Об одном прошу вас, любознательные сударыни и стремящиеся познать всё вокруг судари, не подходите с вашим вопросом к служащим полицейского управления от городовых и агентов до следователя, прокурора и даже начальника включительно. Коли уж вы имели смелость остановить, скажем, следователя и спросить, какая пора в сутках самая хлопотливая, то в ответ страж закона и порядка посмотрит на вас покрасневшими от недосыпа глазами, потрёт оставленную дурой-пулей али лютым ножом рану, вздохнёт тихонько и скажет, что у них на службе хлопоты не днями, а месяцами измеряются. И когда вы, изрядно пристыженные, сдавленно пробормотав извинения направитесь далее, вас вежливо остановят и в свой черёд подвергнут допросу, в ходе коего вы можете из простого мимопроходящего перейти в разряд ценных свидетелей, а то и, коли шибко не повезёт, подозреваемых. А посему, ещё раз убедительно прошу вас, милейшие дамы и господа, к стражам порядка с глупостями не подходить, дабы и их не отвлекать и самим себе жизнь не осложнять. Однако, отвлеклось наше повествование изрядно, пора ему уже вернуться к славному семейству Штольманов и Виктору Ивановичу Миронову, оставленных нами в Кисловодске в весьма тревожных обстоятельствах, кои не будет преувеличением и смертельно опасными назвать.

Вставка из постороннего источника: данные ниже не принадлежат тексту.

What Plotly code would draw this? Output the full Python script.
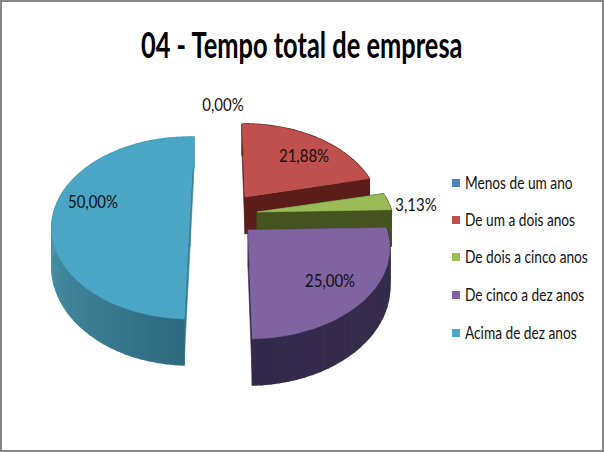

После исчезновения духа черноглазой горничной, Анна Викторовна, изрядно растроганная всем открывшимся ей, полагала, что более до утра не заснёт, даже хотела с кровати встать, да призрачная родня стеной нерушимой встала.
- Куда это ты, Аннушка, собралась? - бабушка строго прищурилась, руки в бока уткнула.

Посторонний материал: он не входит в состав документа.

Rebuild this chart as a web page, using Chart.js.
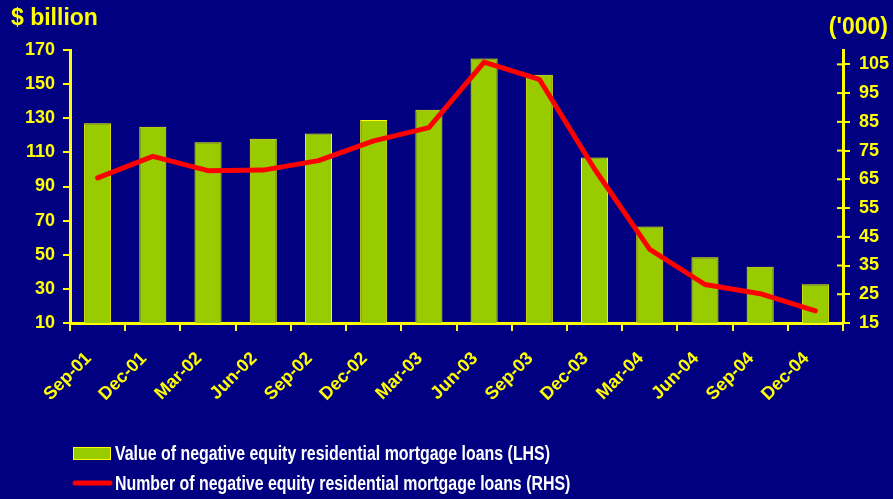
<!DOCTYPE html>
<html>
<head>
<meta charset="utf-8">
<script src="https://cdn.jsdelivr.net/npm/chart.js@4"></script>
<style>
	html, body { margin: 0; padding: 0; background: #000080; overflow: hidden; }
	#wrap { position: relative; width: 893px; height: 499px; }
</style>
</head>
<body>
<div id="wrap"><canvas id="negEquityChart"></canvas></div>
<script>
// Chart data
const quarters = [ 'Sep-01', 'Dec-01', 'Mar-02', 'Jun-02', 'Sep-02', 'Dec-02', 'Mar-03', 'Jun-03', 'Sep-03', 'Dec-03', 'Mar-04', 'Jun-04', 'Sep-04', 'Dec-04' ];
const loanValue = [ 127, 125, 116, 118, 121, 129, 135, 165, 155.5, 107, 66.5, 48.5, 43, 32.7 ];
const loanCount = [ 65.5, 73, 68, 68.2, 71.5, 78.4, 83, 105.8, 99.8, 68.6, 40.6, 28.4, 25.2, 19.2 ];
const leftTicks = [ 10, 30, 50, 70, 90, 110, 130, 150, 170 ];
const rightTicks = [ 15, 25, 35, 45, 55, 65, 75, 85, 95, 105 ];
const valueLabel = 'Value of negative equity residential mortgage loans (LHS)';
const countLabel = 'Number of negative equity residential mortgage loans (RHS)';

const YELLOW = '#FFFF00';
const GREEN = '#99CC00';
const RED = '#FF0000';
const FONT = '"Liberation Sans", Arial, sans-serif';

Chart.defaults.font.family = FONT;
Chart.defaults.font.weight = 'bold';
Chart.defaults.color = YELLOW;

// Axis unit labels, right axis ticks that cross the line, and the legend
const extras = {
	id: 'extras',
	afterDraw( chart ) {
		const { ctx } = chart;
		const right = chart.scales.y1;
		ctx.save();
		ctx.fillStyle = YELLOW;
		ctx.font = 'bold 23px ' + FONT;
		ctx.textBaseline = 'middle';
		ctx.textAlign = 'left';
		ctx.fillText( '$ billion', 11, 19 );
		ctx.textAlign = 'right';
		ctx.fillText( "('000)", 888, 28 );

		ctx.strokeStyle = YELLOW;
		ctx.lineWidth = 2;
		right.ticks.forEach( ( t ) => {
			const y = right.getPixelForValue( t.value );
			ctx.beginPath();
			ctx.moveTo( right.left - 6, y );
			ctx.lineTo( right.left, y );
			ctx.stroke();
		} );

		// Legend (the original uses a condensed face, so squeeze the text)
		ctx.fillStyle = GREEN;
		ctx.strokeStyle = YELLOW;
		ctx.lineWidth = 1;
		ctx.fillRect( 73.5, 447.5, 37, 12 );
		ctx.strokeRect( 73.5, 447.5, 37, 12 );

		ctx.strokeStyle = RED;
		ctx.lineWidth = 5;
		ctx.lineCap = 'round';
		ctx.beginPath();
		ctx.moveTo( 75, 483 );
		ctx.lineTo( 110, 483 );
		ctx.stroke();

		ctx.font = 'bold 20px ' + FONT;
		ctx.fillStyle = '#FFFFFF';
		ctx.textAlign = 'left';
		const squeeze = 435 / ctx.measureText( valueLabel ).width;
		[ [ valueLabel, 454 ], [ countLabel, 484 ] ].forEach( ( [ text, y ] ) => {
			ctx.save();
			ctx.translate( 115, y );
			ctx.scale( squeeze, 1 );
			ctx.fillText( text, 0, 0 );
			ctx.restore();
		} );
		ctx.restore();
	},
};

function fixedTicks( list ) {
	return ( scale ) => {
		scale.ticks = list.map( ( v ) => ( { value: v } ) );
	};
}

new Chart( document.getElementById( 'negEquityChart' ), {
	data: {
		labels: quarters,
		datasets: [
			{
				type: 'line',
				label: countLabel,
				data: loanCount,
				yAxisID: 'y1',
				borderColor: RED,
				backgroundColor: RED,
				borderWidth: 5,
				borderCapStyle: 'round',
				borderJoinStyle: 'round',
				pointRadius: 0,
				tension: 0,
			},
			{
				type: 'bar',
				label: valueLabel,
				data: loanValue,
				yAxisID: 'y',
				backgroundColor: GREEN,
				borderColor: YELLOW,
				borderWidth: 1,
				barPercentage: 0.49,
				categoryPercentage: 1,
			},
		],
	},
	options: {
		responsive: true,
		maintainAspectRatio: false,
		animation: false,
		layout: {
			padding: { top: 50, left: 0, right: 0, bottom: 0 },
		},
		plugins: {
			tooltip: { enabled: false },
			legend: { display: false },
		},
		scales: {
			x: {
				offset: true,
				grid: {
					offset: true,
					drawOnChartArea: false,
					color: YELLOW,
					lineWidth: 2,
					tickLength: 8,
				},
				border: { color: YELLOW, width: 3 },
				ticks: {
					autoSkip: false,
					minRotation: 45,
					maxRotation: 45,
					padding: 17,
					labelOffset: -9,
					font: { size: 18 },
				},
				afterFit( scale ) {
					scale.height = 176;
				},
			},
			y: {
				position: 'left',
				min: 10,
				max: 170,
				afterBuildTicks: fixedTicks( leftTicks ),
				grid: {
					drawOnChartArea: false,
					color: YELLOW,
					lineWidth: 2,
					tickLength: 7,
				},
				border: { color: YELLOW, width: 3 },
				ticks: { padding: 8, font: { size: 18 } },
				afterFit( scale ) {
					scale.width = 70;
				},
			},
			y1: {
				position: 'right',
				min: 15,
				max: 110,
				afterBuildTicks: fixedTicks( rightTicks ),
				grid: {
					drawOnChartArea: false,
					color: YELLOW,
					lineWidth: 2,
					tickLength: 7,
				},
				border: { color: YELLOW, width: 3 },
				ticks: { padding: 9, font: { size: 18 } },
				afterFit( scale ) {
					scale.width = 50;
				},
			},
		},
	},
	plugins: [ extras ],
} );
</script>
</body>
</html>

- Тебе, Анна, непременно надо выспаться, - Иван Афанасьевич залпом осушил рюмку коньяку, одобрительно крякнул, - на свежую-то голову и мысли умные приходят.

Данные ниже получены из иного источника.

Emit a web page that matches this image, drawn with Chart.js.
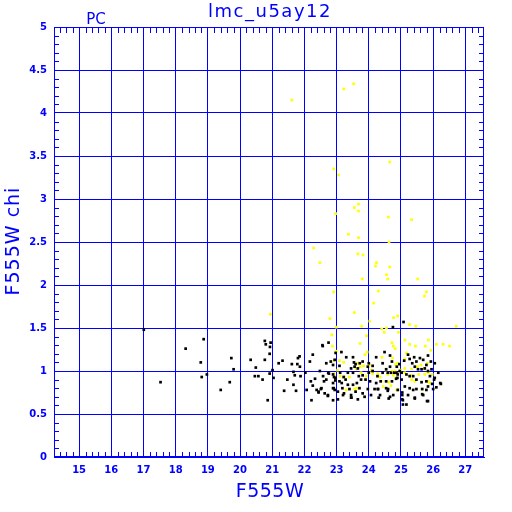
<!DOCTYPE html>
<html>
<head>
<meta charset="utf-8">
<script src="https://cdn.jsdelivr.net/npm/chart.js@4.4.0/dist/chart.umd.min.js"></script>
<style>
  html, body { margin: 0; padding: 0; background: #fff; }
  #wrap { width: 512px; height: 512px; }
</style>
</head>
<body>
<div id="wrap"><canvas id="chart" width="512" height="512"></canvas></div>
<script>
// ---- labels ----
const chartTitle = "lmc_u5ay12";
const cornerLabel = "PC";
const xLabel = "F555W";
const yLabel = "F555W chi";

// ---- axes ----
const xTicks = [15, 16, 17, 18, 19, 20, 21, 22, 23, 24, 25, 26, 27];
const yTicks = [0, 0.5, 1, 1.5, 2, 2.5, 3, 3.5, 4, 4.5, 5];
const xRange = [14.22, 27.58];
const yRange = [0, 5];

// ---- data: [F555W, chi] ----
const blackStars = [
  [17.01,1.48],[18.31,1.26],[17.53,0.87],[18.87,1.37],[18.78,1.10],[18.97,0.96],[18.81,0.93],
  [19.73,1.15],[19.80,1.02],[19.68,0.87],[19.40,0.78],[20.33,1.13],[20.49,1.04],[20.46,0.94],
  [20.57,0.94],[20.70,0.90],[20.77,1.13],[20.77,1.35],[20.80,1.31],[20.93,1.28],[20.95,1.33],
  [20.92,1.20],[21.01,1.01],[20.92,0.97],[21.04,0.92],[20.86,0.66],[21.20,1.09],[21.32,1.12],
  [21.47,0.90],[21.37,0.77],[21.61,1.08],[21.66,0.99],[21.70,0.95],[21.66,0.84],[21.74,0.77],
  [21.80,1.15],[21.85,1.17],[21.78,1.08],[21.86,1.05],[21.88,0.94],[22.03,0.98],[22.17,1.11],
  [22.26,1.19],[22.20,0.88],[22.26,0.83],[22.33,0.91],[22.07,0.78],[22.22,0.66],[22.38,0.78],
  [22.48,1.00],[22.51,0.79],[22.44,0.76],[22.57,1.29],[22.61,0.88],[22.89,1.07],[22.97,1.21],
  [22.76,0.97],[22.92,0.93],[22.96,0.89],[22.89,0.80],[22.73,0.71],[22.44,0.75],
  [25.08,1.57],[24.75,1.51],
  [22.56,1.30],[22.75,1.33],[23.15,1.22],[22.94,1.13],[22.68,1.09],[22.82,1.11],[23.09,1.06],
  [23.30,1.16],[23.51,1.16],[23.54,1.10],[23.59,1.08],[23.45,1.03],[23.56,1.05],[23.66,1.03],
  [23.72,1.09],[23.81,1.11],[23.97,1.05],[24.12,1.06],[24.00,1.09],[24.23,1.16],[24.49,1.22],
  [24.66,1.18],[24.72,1.11],[24.43,1.09],[24.54,1.02],[24.66,1.05],[24.87,1.05],[24.95,1.08],
  [22.58,0.94],[22.68,0.90],[22.74,0.98],[22.89,0.96],[22.96,0.92],[23.11,0.98],[23.22,0.93],
  [23.35,0.98],[23.51,0.98],[23.69,0.94],[23.81,0.95],[24.00,0.98],[24.12,1.00],[24.27,0.94],
  [24.43,0.98],[24.59,0.98],[24.69,0.98],[24.79,0.98],[24.90,0.96],[22.89,0.86],[23.09,0.88],
  [23.16,0.86],[23.28,0.90],[23.35,0.84],[23.51,0.84],[23.63,0.86],[23.76,0.90],[23.90,0.90],
  [24.04,0.88],[24.23,0.86],[24.37,0.88],[24.54,0.88],[24.72,0.88],[24.85,0.91],[22.53,0.80],
  [22.63,0.74],[22.73,0.72],[22.94,0.78],[23.04,0.76],[23.18,0.80],[23.23,0.74],[23.40,0.79],
  [23.45,0.72],[23.59,0.76],[23.71,0.80],[23.81,0.74],[23.97,0.79],[24.07,0.72],[24.18,0.79],
  [24.28,0.79],[24.35,0.72],[24.54,0.80],[24.59,0.77],[24.66,0.70],[24.76,0.72],[24.90,0.78],
  [22.89,0.66],[23.04,0.67],[23.45,0.69],[23.66,0.67],[23.87,0.70],
  [24.86,0.98],[24.96,1.00],[25.02,0.98],[25.10,1.12],[25.22,1.19],[25.27,1.14],[25.35,1.09],
  [25.41,1.16],[25.48,1.11],[25.59,1.15],[25.69,1.13],[25.84,1.18],[25.93,1.11],[26.05,1.09],
  [25.79,1.07],[25.43,1.05],[25.53,1.02],[25.64,1.02],[25.74,1.03],[25.84,1.00],[25.95,1.02],
  [26.16,0.98],[26.05,0.92],[24.89,0.92],[25.02,0.90],[25.17,0.96],[25.27,0.94],[25.38,0.94],
  [25.48,0.90],[25.64,0.87],[25.79,0.88],[25.90,0.94],[25.97,0.85],[26.03,0.90],[26.24,0.85],
  [25.12,0.82],[25.27,0.80],[25.38,0.78],[25.48,0.79],[25.66,0.79],[25.79,0.78],[25.84,0.82],
  [26.00,0.79],[26.10,0.81],[25.04,0.75],[25.22,0.72],[25.43,0.69],[25.69,0.72],[25.84,0.65],
  [25.04,0.67],[25.17,0.61],
  [24.29,0.79],[24.60,0.79],[25.04,0.72],[25.06,0.66],[25.06,0.61],[25.43,0.68],[25.66,0.73],
  [25.81,0.65],[23.46,0.69],[23.20,0.72],[22.91,0.80],[24.31,0.69],[24.62,0.68],[26.22,0.86]
];

const yellowStars = [
  [21.61,4.15],[23.22,4.28],[23.53,4.34],[22.91,3.35],[23.06,3.28],[24.65,3.43],[23.68,2.94],
  [23.55,2.90],[23.68,2.86],[22.97,2.83],[24.61,2.79],[25.33,2.76],[23.37,2.59],[23.68,2.55],
  [24.63,2.50],[22.29,2.43],[22.48,2.26],[23.66,2.36],[23.82,2.35],[24.24,2.26],[24.21,2.22],
  [24.65,2.21],[24.55,2.12],[23.80,2.07],[24.59,2.07],[25.52,2.07],[22.91,1.92],[24.30,1.93],
  [25.79,1.92],[25.73,1.87],[24.15,1.79],[23.55,1.68],[22.79,1.61],[24.03,1.58],[24.77,1.62],
  [24.90,1.64],[23.78,1.52],[22.99,1.51],[25.27,1.54],[25.46,1.52],[26.72,1.52],[24.40,1.49],
  [24.55,1.50],[22.85,1.42],[23.93,1.41],[24.48,1.45],[24.92,1.45],[20.94,1.66],
  [25.85,1.36],[26.10,1.31],[26.31,1.31],[26.51,1.29],
  [22.87,1.29],[22.99,1.23],[22.93,1.12],[23.03,1.01],[22.91,0.95],
  [23.73,1.32],[24.72,1.33],[24.76,1.29],[24.82,1.26],[23.95,1.22],[23.88,1.19],[24.41,1.16],
  [24.74,1.15],[24.90,1.09],[23.09,1.12],[23.22,1.10],[23.66,1.09],[23.84,1.06],[23.73,1.05],
  [24.02,1.07],[23.61,1.02],[24.07,1.01],[24.54,1.01],[24.72,1.00],[24.82,1.00],[22.91,0.97],
  [23.11,0.94],[23.25,0.93],[23.40,0.93],[23.76,0.98],[23.92,0.94],[24.12,0.97],[24.28,0.97],
  [24.35,0.93],[24.59,0.96],[24.76,0.95],[24.85,0.92],[24.39,0.88],[23.63,0.80],[23.30,0.78],
  [23.56,0.79],[24.45,0.82],[24.69,0.83],[24.87,0.78],[24.62,0.87],
  [25.12,1.36],[25.27,1.31],[25.45,1.29],[25.76,1.29],[25.93,1.24],[25.17,1.21],[25.12,1.14],
  [24.83,1.08],[24.99,1.01],[25.12,1.03],[25.33,1.02],[25.51,1.05],[25.62,1.07],[25.74,1.02],
  [25.82,1.09],[24.89,0.97],[25.12,0.98],[25.31,0.95],[25.55,0.96],[25.74,0.96],[25.84,0.98],
  [25.97,0.96],[25.43,0.88],[25.84,0.88],[25.90,0.86],[25.66,0.79],[24.91,0.78],[25.33,0.90]
];

const BLUE = "#0000ff";
const tickFont = { family: "DejaVu Sans", size: 10, weight: "bold" };

// frame, inward minor ticks and all the free text
const decorPlugin = {
  id: "decor",
  afterDraw(chart) {
    const ctx = chart.ctx;
    const a = chart.chartArea;
    const xs = chart.scales.x;
    const ys = chart.scales.y;
    ctx.save();
    ctx.strokeStyle = BLUE;
    ctx.lineWidth = 1;
    ctx.strokeRect(Math.round(a.left) + 0.5, Math.round(a.top) + 0.5,
      Math.round(a.right - a.left) - 1, Math.round(a.bottom - a.top) - 1);

    ctx.beginPath();
    for (let i = Math.ceil(xRange[0] * 5); i <= Math.floor(xRange[1] * 5); i++) {
      if (i % 5 === 0) continue;
      const px = Math.round(xs.getPixelForValue(i / 5)) + 0.5;
      ctx.moveTo(px, a.top); ctx.lineTo(px, a.top + 6);
      ctx.moveTo(px, a.bottom); ctx.lineTo(px, a.bottom - 5);
    }
    for (let i = 1; i < 50; i++) {
      if (i % 5 === 0) continue;
      const py = Math.round(ys.getPixelForValue(i / 10)) + 0.5;
      ctx.moveTo(a.left, py); ctx.lineTo(a.left + 5, py);
      ctx.moveTo(a.right, py); ctx.lineTo(a.right - 5, py);
    }
    ctx.stroke();

    ctx.fillStyle = BLUE;
    ctx.textBaseline = "alphabetic";
    ctx.textAlign = "center";
    ctx.font = "18px 'DejaVu Sans'";
    ctx.letterSpacing = "1.5px";
    ctx.fillText(chartTitle, 270, 17);
    ctx.font = "15px 'DejaVu Sans'";
    ctx.letterSpacing = "0px";
    ctx.fillText(cornerLabel, 96, 24);
    ctx.font = "19px 'DejaVu Sans'";
    ctx.letterSpacing = "0.5px";
    ctx.fillText(xLabel, 270, 497);
    ctx.translate(19, 241);
    ctx.rotate(-Math.PI / 2);
    ctx.letterSpacing = "1px";
    ctx.fillText(yLabel, 0, 0);
    ctx.restore();
  }
};

new Chart(document.getElementById("chart"), {
  type: "scatter",
  data: {
    datasets: [
      {
        label: "black",
        data: blackStars.map(p => ({ x: p[0], y: p[1] })),
        backgroundColor: "#000000",
        borderWidth: 0,
        pointStyle: "rect",
        pointRadius: 1.9
      },
      {
        label: "yellow",
        data: yellowStars.map(p => ({ x: p[0], y: p[1] })),
        backgroundColor: "#ffff00",
        borderWidth: 0,
        pointStyle: "rect",
        pointRadius: 1.9
      }
    ]
  },
  options: {
    responsive: false,
    animation: false,
    devicePixelRatio: 1,
    layout: { padding: { top: 27, right: 28, left: 0, bottom: 0 } },
    plugins: { legend: { display: false }, tooltip: { enabled: false }, title: { display: false } },
    scales: {
      x: {
        type: "linear",
        position: "bottom",
        min: xRange[0],
        max: xRange[1],
        afterBuildTicks: s => { s.ticks = xTicks.map(v => ({ value: v })); },
        afterFit: s => { s.height = 55; },
        grid: { color: BLUE, lineWidth: 1, drawTicks: false },
        border: { display: true, color: BLUE },
        ticks: { color: BLUE, font: tickFont, padding: 7, maxRotation: 0, autoSkip: false,
                 callback: v => String(v) }
      },
      y: {
        type: "linear",
        min: yRange[0],
        max: yRange[1],
        afterBuildTicks: s => { s.ticks = yTicks.map(v => ({ value: v })); },
        afterFit: s => { s.width = 54; },
        grid: { color: BLUE, lineWidth: 1, drawTicks: false },
        border: { display: true, color: BLUE },
        ticks: { color: BLUE, font: tickFont, padding: 7, autoSkip: false,
                 callback: v => String(v) }
      }
    }
  },
  plugins: [decorPlugin]
});
</script>
</body>
</html>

- Ты-то почём знаешь? - фыркнула Катерина, чей острый язык и венчание не смягчило. - У тебя ни первого, ни второго от роду, да до сего году ни дня не бывало.
Иван Афанасьевич вздохнул тягостно с видом великомученика, посмотрел на Алексея Михайловича, но тот заступаться за свежеиспечённого родственника, равно как и осаживать молодую жену не спешил, бабушку поддержал:
- Почивать ложитесь, Анна Викторовна. Утро вечера мудренее.
Анна хотела было сказать, что спать совершенно не хочет, да слова приготовленные зевок сладкий смазал. Аннушка уютно свернулась под боком супруга, и сама не заметила, как уснула крепко да сладко, убаюканная исходящим от Якова теплом и ровным стуком его, такого смелого и нежного, сердца.
Анна и Яков в эту ночь крепко спали, набираясь сил, а вот Михаилу Платоновичу было не до сна, требовалось решить ряд срочных и спешных дел. В первую очередь позвал он к себе трёх молодых помощников самой невзрачной наружности и объяснил, что кровь из носу нужно всенепременно добраться до Петербурга или, в крайнем случае, телеграфа, да так, чтобы в Кисловодске о том никто, кроме них четверых, не знал. Помощники слаженно кивнули, не задавая лишних вопросов, проворно спрятали скатанные тонкой трубочкой бумажки, написанные тем непередаваемым образом, коий обыватели называю не иначе, как врачебной криптограммой. Конечно, Михаил Платонович мог писать и очень тонко и красиво, каллиграфия входила в обязательный пункт домашнего воспитания семейства Штольман, но, когда нужно было сведения скрыть, неизменно писал по врачебному неразборчиво, дабы только посвящённые прочитать могли. Вот и эти коротенькие записульки казались следами перепившего колченогого воробья, который сначала грохнулся в чернильницу, а потом пошёл бродить по бумаге. Ну да, как уже сообщалось, посвящённые без труда написанное разбирали, а иным текст сих посланий знать и не требовалось.